I can still vaguely picture myself living in Gretna, at some point in the future.

It is the "dream" of a lot of Sacred Heart Apartment residents to, as they put it, "get the hell out of this place before it really goes downhill," with the few of them that I talked to, extolling the beauty of a house with a yard, as a place to live.

It almost seems like looking a gift horse in the mouth, to be criticizing Sacred Heart Apartments, but, I guess a lot of these people have been institutionalized to the point of feeling entitled to certain free things in life, and a place with a shower but no tub, or with a window that opens upon a brick wall and not a scenic vista, is too much for them to abide.

Apparently some of them, who are living on "disability," have only to bide their time and wait for opportunities to come along whereby they can move out of Sacred Heart Apartments and "out into the country," into a real house.

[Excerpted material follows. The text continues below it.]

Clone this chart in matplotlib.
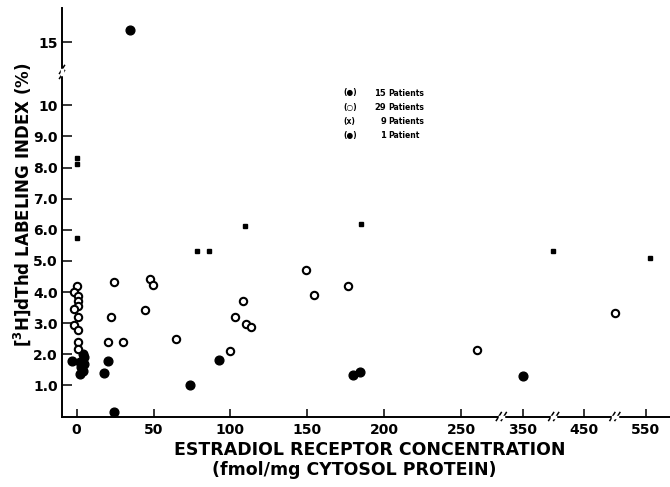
import matplotlib
matplotlib.use("Agg")
import matplotlib.pyplot as plt
from matplotlib.lines import Line2D
import numpy as np

# filled circles (15 patients)
filled_x = [-3, 4, 5, 2, 5, 3, 4, 2, 20.5, 17.5, 24, 92.6, 73.8, 180, 184, 350]
filled_y = [1.79, 2.0, 1.9, 1.75, 1.68, 1.6, 1.45, 1.36, 1.79, 1.41, 0.13, 1.81, 1.0, 1.33, 1.44, 1.31]
# open circles (29 patients)
open_x = [0, -2, 1, 1, 1, -2, 1, -2, 1, 1, 1,
          24.2, 22.3, 20.1, 30.3,
          47.6, 49.8, 44.2, 64.5, 100, 108.2, 102.8, 110.4, 113.4, 149.4, 154.3,
          176.6, 260.4, 500]
open_y = [4.2, 4.0, 3.87, 3.72, 3.56, 3.47, 3.2, 2.94, 2.78, 2.38, 2.17,
          4.31, 3.2, 2.4, 2.38,
          4.41, 4.22, 3.42, 2.48, 2.11, 3.7, 3.2, 2.97, 2.88, 4.72, 3.9,
          4.21, 2.13, 3.32]
# x marks (9 patients)
cross_x = [0, 0, 0, 78, 86, 109.5, 184.6, 399, 557]
cross_y = [8.1, 8.3, 5.74, 5.33, 5.33, 6.12, 6.2, 5.33, 5.09]
# single patient
single_x = [35]
single_y = [15.4]

x_ticks = [0, 50, 100, 150, 200, 250, 350, 450, 550]
y_ticks = [1, 2, 3, 4, 5, 6, 7, 8, 9, 10, 15]
y_labels = ["1.0", "2.0", "3.0", "4.0", "5.0", "6.0", "7.0", "8.0", "9.0", "10", "15"]
x_breaks = [290, 400, 500]
y_break = 12.5

legend_sym = ["(\u25cf)", "(\u25cb)", "(x)", "(\u25cf)"]
legend_num = ["15", "29", "9", "1"]
legend_word = ["Patients", "Patients", "Patients", "Patient"]

# broken axes as piecewise linear scales
xd = [-100, 276, 315, 1000]
xp = [-100 * 1.54, 276 * 1.54, 276 * 1.54 + 0.5, 276 * 1.54 + 0.5 + (1000 - 315) * 0.613]
yd = [-10, 11.07, 14.05, 100]
yp = [-10, 11.07, 11.08, 11.08 + (100 - 14.05)]


def x_fwd(v):
    return np.interp(v, xd, xp)


def x_inv(v):
    return np.interp(v, xp, xd)


def y_fwd(v):
    return np.interp(v, yd, yp)


def y_inv(v):
    return np.interp(v, yp, yd)


fig = plt.figure(figsize=(6.7, 4.87), dpi=100)
W, H = 670.0, 487.0
ax = fig.add_axes([62 / W, 1 - 416.5 / H, 608 / W, 408.5 / H])
ax.set_xscale("function", functions=(x_fwd, x_inv))
ax.set_yscale("function", functions=(y_fwd, y_inv))
ax.set_xlim(-9.5, 590)
ax.set_ylim(0, 16.1)

ax.plot(filled_x, filled_y, "o", color="black", markersize=6.3, ls="none")
ax.plot(open_x, open_y, "o", mfc="white", mec="black", mew=1.5, markersize=5.3, ls="none")
ax.plot(cross_x, cross_y, "s", color="black", markersize=2.6, ls="none")
ax.plot(single_x, single_y, "o", color="black", markersize=6.3, ls="none")

for s in ["top", "right"]:
    ax.spines[s].set_visible(False)
for s in ["left", "bottom"]:
    ax.spines[s].set_linewidth(1.4)

ax.set_xticks(x_ticks)
ax.set_xticklabels([str(t) for t in x_ticks], fontsize=10, fontweight="bold")
ax.set_yticks(y_ticks)
ax.set_yticklabels(y_labels, fontsize=10, fontweight="bold")
ax.tick_params(axis="x", direction="in", length=6, width=1.1, pad=5)
ax.tick_params(axis="y", direction="in", length=7, width=1.1, pad=3)
ax.minorticks_off()


# slanted "//" break marks, drawn in pixel units
def break_mark(cx, cy, horizontal):
    for off in [-2.5, 2.5]:
        if horizontal:
            x0, y0 = cx + off, cy
        else:
            x0, y0 = cx, cy + off
        fig.add_artist(Line2D([(x0 - 2.5) / W, (x0 + 2.5) / W], [(y0 - 4) / H, (y0 + 4) / H],
                              transform=fig.transFigure, color="black", lw=1.1))
    if horizontal:
        fig.add_artist(Line2D([(cx - 1.8) / W, (cx + 1.8) / W], [cy / H, cy / H],
                              transform=fig.transFigure, color="white", lw=2.5))
    else:
        fig.add_artist(Line2D([cx / W, cx / W], [(cy - 1.8) / H, (cy + 1.8) / H],
                              transform=fig.transFigure, color="white", lw=2.5))


for bx in x_breaks:
    px, py = ax.transData.transform((bx, 0))
    break_mark(px, py, True)
px, py = ax.transData.transform((0, y_break))
break_mark(ax.transAxes.transform((0, 0))[0], py, False)

# legend as text
for i in range(4):
    yy = 1 - (93 + 14.3 * i) / H
    fig.text(343 / W, yy, legend_sym[i], fontsize=5.5, fontweight="bold", va="center", ha="left")
    fig.text(386 / W, yy, legend_num[i], fontsize=6, fontweight="bold", va="center", ha="right")
    fig.text(388 / W, yy, legend_word[i], fontsize=5.5, fontweight="bold", va="center", ha="left")

fig.text(370 / W, 1 - 450 / H, "ESTRADIOL RECEPTOR CONCENTRATION", fontsize=12.5,
         fontweight="bold", ha="center", va="center")
fig.text(354 / W, 1 - 470 / H, "(fmol/mg CYTOSOL PROTEIN)", fontsize=12.5,
         fontweight="bold", ha="center", va="center")
fig.text(22 / W, 1 - 205 / H, "[$^{\\mathbf{3}}$H]dThd LABELING INDEX (%)", fontsize=12,
         fontweight="bold", rotation=90, ha="center", va="center")

fig.savefig("out.png", dpi=100)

If I ever were to start receiving "disability" payments from the government, something which doesn't sound as far-fetched an idea as it might have before some recent talks that I've had with Tim, my caseworker, then I might very well have it arranged so that Howard's housemate and house owner, Berta, might become the recipient of the money earmarked as being my rent payments, each month, and I might be able to move to Gretna and live in a house with a yard that has all kinds of plants, a few geese, 4 dogs, a cat and a huge turkey in its own house in the back.
Tim, my caseworker

Getting to the Lilly Pad and back would be just a matter of rearranging bus schedules. Having a bike would open up a lot of possibilities that way, like being able to ride the Algiers "Owl," bus at any hour of the night, and have only a 2 mile bus ride home from where it drops me...

Plus, once I start playing through the amplifier that Bobby is getting me for Christmas, then I might be making enough money to buy myself a moped or a scooter or something...

Tim, my caseworker has talked to me about applying for disability through Social Security. I have already been judged to be a disabled veteran through the process of trying to get me into Sacred Heart 3 years ago, with "alcohol dependency" being (what had kept me homeless the previous 10 years as) my disability, and Tim kind of suggested that, for a person in my situation, applying for a disability check of at least $743 per month would be something that I would almost have no other choice in pursuing. Like the money is going to go to waste if I don't avail myself to it.

It is 6 PM on this Tuesday night, and it would be kind of a shame to stay in tonight, with the weather being so nice for December 19th. I would have to record something as good as Sgt. Pepper's Lonely Hearts Club Band, in order to justify my having taken the night off from busking.